Longtime Priest Expected To Move From Rectory This Week
CHICAGO (CBS) — The longtime pastor of a Catholic church in the Longwood Manor neighborhood is leaving the position he’s held for 35 years, but he’s not going quietly.
Father Dan Mallette, 80, is supposed to move out of the rectory at St. Margaret of Scotland Church at 99th and Throop Streets sometime this week, after serving as the chruch’s pastor for nearly half his life. Cardinal Francis George wants him out of the rectory this week, so repairs can be made to the residence, and the new pastor can move in when they’re done.
Before leaving for six months, Mallette was honored during Sunday mass. Also Sunday, the new pastor, Rev. William O’Donnell, officially took over Mallette’s duties.
The Chicago Archdiocese wants Mallette to move out of the rectory and stay away for six months to allow O’Donnell to establish himself in his new role.
LISTEN: WBBM Newsradio’s Bernie Tafoya Reports
But Mallette isn’t happy about being forced out as pastor, or being asked to move out of the home where he’s lived for so long.
CBS 2’s Derrick Blakley reports Mallette didn’t move out of the rectory on Monday, but the Chicago Archdiocese said it expects him to do so sometime this week.
Still, he was far from anxious to go, and many parishioners were upset he has to leave at all.
Mallette left the church Monday morning to attend a wake, knowing his remaining time at St. Margaret of Scotland is very short, but not knowing just where he’s headed.
“First time since I was a baby that I don’t have a place to sleep,” he said.
But the Archdiocese of Chicago said that’s not true. Spokeswoman Colleen Dolan told WBBM Newsradio’s Bernie Tafoya that Mallette has been given a number of options, including priest retirement homes and other accommodations.
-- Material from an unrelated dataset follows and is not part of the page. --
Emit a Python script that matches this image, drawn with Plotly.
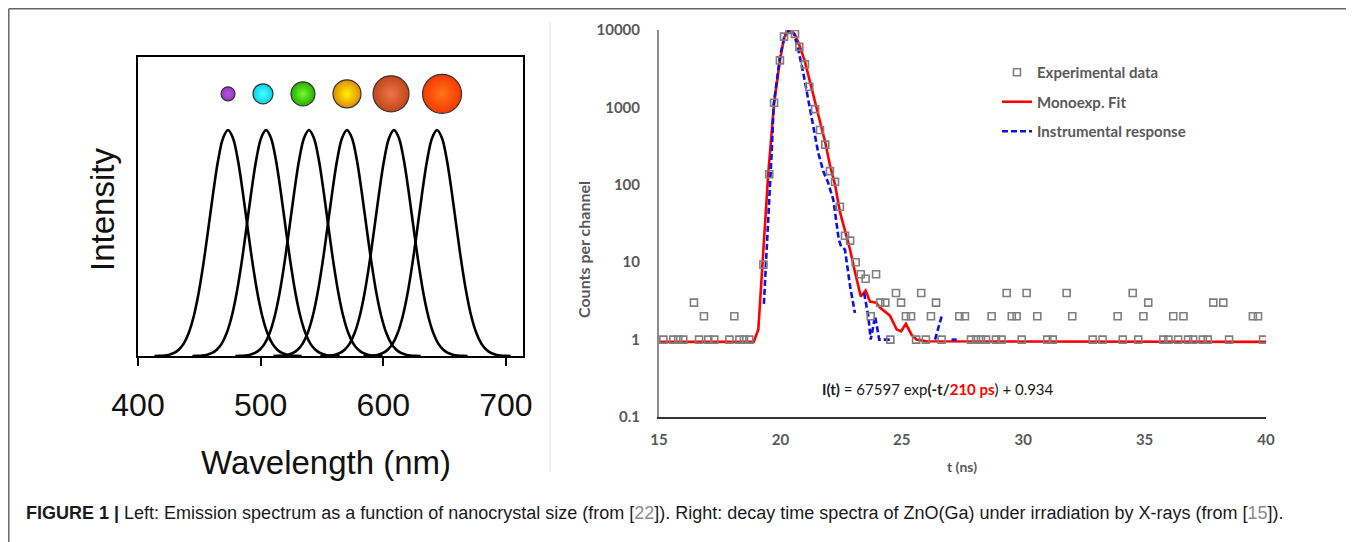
import plotly.graph_objects as go

W, H = 1354, 542
OFF = 8              # page body margin of the browser
FW, FH = W - OFF, H - OFF

# ---------------- Left panel data ----------------
peak_nm = [473.4, 504.4, 539.4, 570.4, 608.7, 643.8]
profile_offset = [-60, -56, -52, -48, -44, -40, -36, -32, -28, -24, -20, -16, -12, -8, -4, 0,
                  4, 8, 12, 16, 20, 24, 28, 32, 36, 40, 44, 48, 52, 56, 60]
profile_height = [0.0, 0.001, 0.0025, 0.006, 0.0135, 0.029, 0.056, 0.103, 0.175, 0.278, 0.411, 0.566, 0.726,
                  0.868, 0.965, 1.0,
                  0.965, 0.868, 0.726, 0.566, 0.411, 0.278, 0.175, 0.103, 0.056, 0.029, 0.0135, 0.006,
                  0.0025, 0.001, 0.0]
dot_nm = [473.4, 501.9, 534.5, 570.4, 606.3, 647.9]
dot_y = [1.16, 1.16, 1.16, 1.16, 1.16, 1.16]
dot_size = [14, 20, 24, 28, 36, 39]
dot_outer = ["#9636c4", "#00d6ea", "#26b000", "#e08a00", "#c24616", "#f83800"]
dot_inner = ["#b456e0", "#50fcff", "#78f830", "#fff400", "#ee7448", "#ff7418"]
left_ticks = [400, 500, 600, 700]

# ---------------- Right panel data ----------------
exp_t = [15.18, 15.59, 15.79, 16.0, 16.44, 16.65, 16.85, 17.03, 17.28, 17.9, 18.1, 18.31, 18.5, 18.72,
         19.3, 19.54, 19.74, 19.98, 20.15, 20.37, 20.6, 20.78, 21.01, 21.19, 21.43, 21.63, 21.85, 22.04,
         22.25, 22.45, 22.66, 22.87, 23.1, 23.31, 23.51, 23.72, 23.94, 24.11, 24.32, 24.53, 24.76, 24.97,
         25.17, 25.38, 25.59, 25.8, 25.99, 26.2, 26.41, 26.64,
         27.37, 27.6, 27.85, 28.06, 28.26, 28.47, 28.7, 28.88, 29.11, 29.32, 29.53, 29.73, 29.94, 30.14,
         30.58, 30.99, 31.22, 31.79, 32.02, 32.86, 33.27, 33.89, 34.1, 34.51, 34.74, 34.95, 35.15, 35.77,
         35.98, 36.18, 36.38, 36.6, 36.79, 37.0, 37.4, 37.6, 37.83, 38.24, 38.48, 39.46, 39.67, 39.88]
exp_v = [1, 1, 1, 1, 3, 1, 2, 1, 1, 1, 2, 1, 1, 1,
         9.3, 137, 1150, 4050, 8200, 10000, 8900, 6050, 3600, 1850, 950, 510, 330, 150,
         109, 52, 22, 19, 10, 7, 6.1, 2, 7, 3, 3, 1, 4, 3,
         2, 2, 1, 4, 1, 2, 3, 1,
         2, 2, 1, 1, 1, 1, 2, 1, 1, 4, 2, 2, 1, 4,
         2, 1, 1, 4, 2, 1, 1, 2, 1, 4, 1, 2, 3, 1,
         1, 2, 1, 2, 1, 1, 1, 1, 3, 3, 1, 2, 2, 1]

fit_t = [15.0, 18.9, 19.09, 19.3, 19.5, 19.74, 19.98, 20.15, 20.37, 20.6, 20.78, 21.01, 21.19, 21.43,
         21.63, 21.85, 22.04, 22.25, 22.45, 22.66, 22.87, 23.05, 23.2, 23.31, 23.51, 23.69, 23.95, 24.1,
         24.51, 24.79, 24.97, 25.17, 25.4, 25.6, 26.0, 40.0]
fit_v = [0.934, 0.934, 1.35, 13, 140, 1150, 4000, 8000, 9900, 8700, 6400, 3900, 2300, 1150,
         640, 350, 180, 100, 45, 26, 14.5, 8, 5, 3.6, 4.3, 3.1, 3.0, 2.6,
         2.04, 1.35, 1.28, 1.6, 1.16, 1.0, 0.95, 0.934]

irf_t = [19.32, 19.55, 19.65, 19.72, 19.98, 20.19, 20.37, 20.56, 20.74, 20.94, 21.15, 21.36, 21.56,
         21.77, 21.95, 22.18, 22.4, 22.5, 22.66, 22.87, 23.07, 23.2, 23.45, 23.62, 23.72, 23.9, 24.07,
         24.54, 24.7, 26.37, 26.64, 26.8, 27.05, 27.26]
irf_v = [2.9, 60, 300, 1050, 4500, 8700, 10000, 9000, 5500, 2800, 1250, 560, 257,
         148, 110, 64, 20, 16, 14.5, 4.9, 2.2, None, 4, 2, 1, 2, 1,
         1, None, 1, 2, None, 1, 1]

y_ticks = [0.1, 1, 10, 100, 1000, 10000]
y_ticktext = ["0.1", "1", "10", "100", "1000", "10000"]
x_ticks = [15, 20, 25, 30, 35, 40]


def px(x):
    return (x - OFF) / FW


def py(y):
    return 1 - (y - OFF) / FH


fig = go.Figure()

# Left: emission curves
for c in peak_nm:
    fig.add_trace(go.Scatter(
        x=[c + o for o in profile_offset], y=profile_height, mode="lines",
        line=dict(color="black", width=2.6, shape="spline"),
        xaxis="x", yaxis="y", showlegend=False, hoverinfo="skip"))

# Left: nanocrystal dots
fig.add_trace(go.Scatter(
    x=dot_nm, y=dot_y, mode="markers",
    marker=dict(size=dot_size, color=dot_outer, opacity=1,
                gradient=dict(type="radial", color=dot_inner),
                line=dict(color="#333333", width=1.2)),
    xaxis="x", yaxis="y", showlegend=False, hoverinfo="skip"))

# Right: fit and instrument response
fig.add_trace(go.Scatter(
    x=fit_t, y=fit_v, mode="lines", name="Monoexp. Fit",
    line=dict(color="#ff0000", width=2.6), xaxis="x2", yaxis="y2",
    legendrank=2, legendgroup="b"))
fig.add_trace(go.Scatter(
    x=irf_t, y=irf_v, mode="lines", name="Instrumental response",
    line=dict(color="#1010e0", width=2.6, dash="6px,3px"), connectgaps=False,
    xaxis="x2", yaxis="y2", legendrank=3, legendgroup="c"))
fig.add_trace(go.Scatter(
    x=exp_t, y=exp_v, mode="markers", name="Experimental data",
    marker=dict(symbol="square-open", size=7, color="#7f7f7f", line=dict(width=1.6)),
    xaxis="x2", yaxis="y2", legendrank=1, legendgroup="a"))

grey = "#595959"
rfont = "Lato"

fig.update_layout(
    template="none",
    width=FW, height=FH,
    margin=dict(l=0, r=0, t=0, b=0, autoexpand=False),
    paper_bgcolor="white", plot_bgcolor="white",
    xaxis=dict(domain=[px(138), px(523)], range=[400, 713.9], tickvals=left_ticks,
               ticks="outside", ticklen=8, tickwidth=1.5, tickcolor="black",
               showline=True, mirror=True, linecolor="black", linewidth=2,
               showgrid=False, zeroline=False, ticklabelstandoff=12, automargin=False,
               tickfont=dict(family="Liberation Sans", size=32, color="#111111"),
               anchor="y"),
    yaxis=dict(domain=[py(356), py(57)], range=[0, 1.323], showticklabels=False,
               ticks="", showline=True, mirror=True, linecolor="black", linewidth=2,
               showgrid=False, zeroline=False, anchor="x", automargin=False),
    xaxis2=dict(domain=[px(659), px(1266)], range=[15, 40], tickvals=x_ticks,
                ticks="", showline=True, linecolor="#333333", linewidth=2,
                showgrid=False, zeroline=False, ticklabelstandoff=8, automargin=False,
                tickfont=dict(family=rfont, size=15, color=grey, weight="bold"),
                anchor="y2"),
    yaxis2=dict(domain=[py(417), py(30)], type="log", range=[-1, 4], tickvals=y_ticks,
                ticktext=y_ticktext, ticks="", showline=True, linecolor="#8c8c8c",
                linewidth=2, showgrid=False, zeroline=False, ticklabelstandoff=14,
                automargin=False,
                tickfont=dict(family=rfont, size=15, color=grey, weight="bold"),
                anchor="x2"),
    legend=dict(x=px(997), y=py(56), xanchor="left", yanchor="top",
                bgcolor="rgba(0,0,0,0)", tracegroupgap=7, itemwidth=30,
                font=dict(family=rfont, size=15, color=grey, weight="bold")),
    showlegend=True,
)

annotations = [
    dict(text="Intensity", x=px(102), y=py(210), textangle=-90,
         font=dict(family="Liberation Sans", size=33, color="#111111")),
    dict(text="Wavelength (nm)", x=px(326), y=py(462),
         font=dict(family="Liberation Sans", size=33, color="#111111")),
    dict(text="Counts per channel", x=px(583), y=py(250), textangle=-90,
         font=dict(family=rfont, size=16, color=grey, weight="bold")),
    dict(text="t (ns)", x=px(962), y=py(466),
         font=dict(family=rfont, size=14, color=grey, weight="bold")),
    dict(text="<b>I(t)</b> = 67597 exp<b>(-t/</b><b><span style='color:#ff0000'>210 ps</span></b>) + 0.934",
         x=px(938), y=py(389),
         font=dict(family=rfont, size=15, color="#1a1a1a")),
    dict(text="<b>FIGURE 1 |</b> Left: Emission spectrum as a function of nanocrystal size (from [<span style='color:#8a8a8a'>22</span>]). "
              "Right: decay time spectra of ZnO(Ga) under irradiation by X-rays (from [<span style='color:#8a8a8a'>15</span>]).",
         x=px(24), y=py(513), xanchor="left",
         font=dict(family="Liberation Sans", size=18, color="#1a1a1a")),
]
for a in annotations:
    a.setdefault("xanchor", "center")
    a.update(xref="paper", yref="paper", showarrow=False, yanchor="middle")
fig.update_layout(annotations=annotations)

bx0, bx1, by0 = px(8.8), px(1352), py(8.8)
fig.update_layout(shapes=[
    dict(type="line", xref="paper", yref="paper", x0=bx0, x1=bx0, y0=0, y1=by0,
         line=dict(color="#666666", width=1.5)),
    dict(type="line", xref="paper", yref="paper", x0=bx0, x1=bx1, y0=by0, y1=by0,
         line=dict(color="#666666", width=1.5)),
    dict(type="line", xref="paper", yref="paper", x0=bx1, x1=bx1, y0=0, y1=by0,
         line=dict(color="#666666", width=1.5)),
    dict(type="line", xref="paper", yref="paper", x0=px(550), x1=px(550), y0=py(472), y1=py(22),
         line=dict(color="#ececec", width=1.5)),
])

fig.write_html("out.html")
Dolan said every pastor who retires must move out of the parish he ran, so the new pastor has a chance to put his own stamp on the parish. Those retired pastors are allowed to move back into the parish, if they like, after six months.
Dolan said Mallette needs round-the-clock help from a health and safety standpoint, and that moving to a new location would make that easier.
She also said the rectory is in need of plumbing and electrical repairs, but Mallette disputes that.
“No. Look at it, I mean if it’s in bad shape, I’ve been there for 40 years,” Mallette started to say, before helpers urged him to cut short his interview with reporters.
Before leaving for the wake, Mallette greeted boxer Muhammad Ali’s daughter, Jamillah, and her husband Mike Joyce, and their son, who Mallette baptized in the past year.
The decision to have Mallette leave the rectory for six months was unsettling to some parishioners at St. Margaret of Scotland, including Jean Bell, who attended Sunday’s installation of O’Donnell as the new pastor.
“We should have been very happy, but we’ve had heavy hearts, because we knew Father [Mallette] didn’t even know where he was going.
Nine months ago, Mallette was severely beaten by a pair of robbers who had broken into the rectory. He recovered and fought off his injuries, but can’t fight off change.
At 80 years old, some parishioners believe he shouldn’t have to.
Ruby Jackson said, “It’s just too much on him to try to do what he did all these years.”
Mallette will remain as pastor emeritus at St. Margaret of Scotland, and can return to the rectory after six months, but has clashed with O’Donnell since the new pastor began working there.
Many parishioners believe Mallette’s retirement could have and should have been handled more gracefully by the Archdiocese.
Many parishioners said feel they’ve been kept in the dark about the changes in leadership in the parish. They’ll be meeting Tuesday night at the parish school.